Silent Parks Offer Peaceful Leisure
It's estimated that 90% of American children will never experience natural silence, while 97% of people in the US are regularly exposed to traffic sound pollution (US Department of Transportation, 2017). Looking to offer a solution, American acoustic ecologist Gordon Hempton has proposed the implementation of 'quiet parks'.
His project, called Quiet Parks International, aims to identify the quietest places on earth – completely free from human-made sound – and protect them for future generations to enjoy. These areas are then designated as quiet parks, where limited numbers of visitors can go to seek peace and silence.
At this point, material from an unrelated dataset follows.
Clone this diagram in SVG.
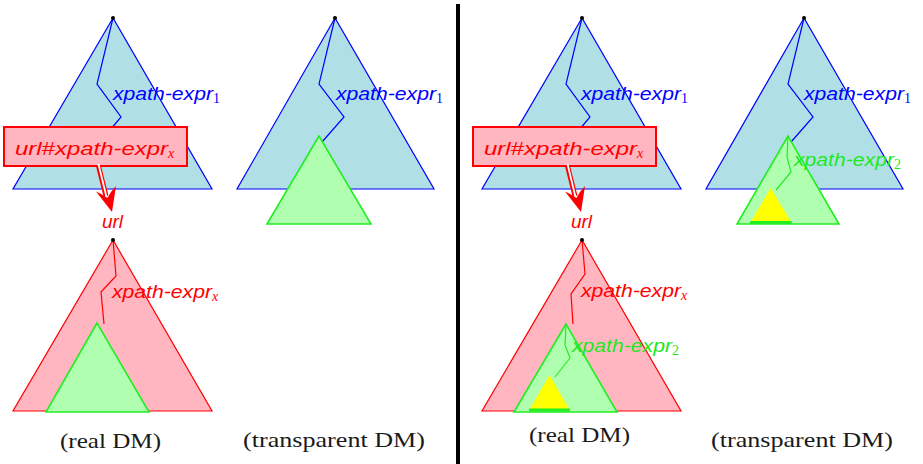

The first of these parks was established in April 2019 in Zabalo, Ecuador. Indigenous local people, the Cofán, are using the status to protect their land from oil and mining companies and establish a sustainable eco-tourism business, according to online publication Tree Hugger.
Hempton told the site that to protect the silent status, "before visiting the park [as a tourist], you'd be instructed about what quiet means – how to notice, what makes this sonic environment so different, how sound behaves, what listening means. Most adults have forgotten how to listen correctly."
The project is similar to the International Dark Sky Association, which fights for areas with zero light pollution.
These parks would be attractive to a growing number of eco-minded travellers looking to get away from the noise and digital distraction of everyday life – as discussed in Ethical Travel's Mainstream Breakthrough, Travel for the Agile Elite and Youth Leisure Focus: Camping.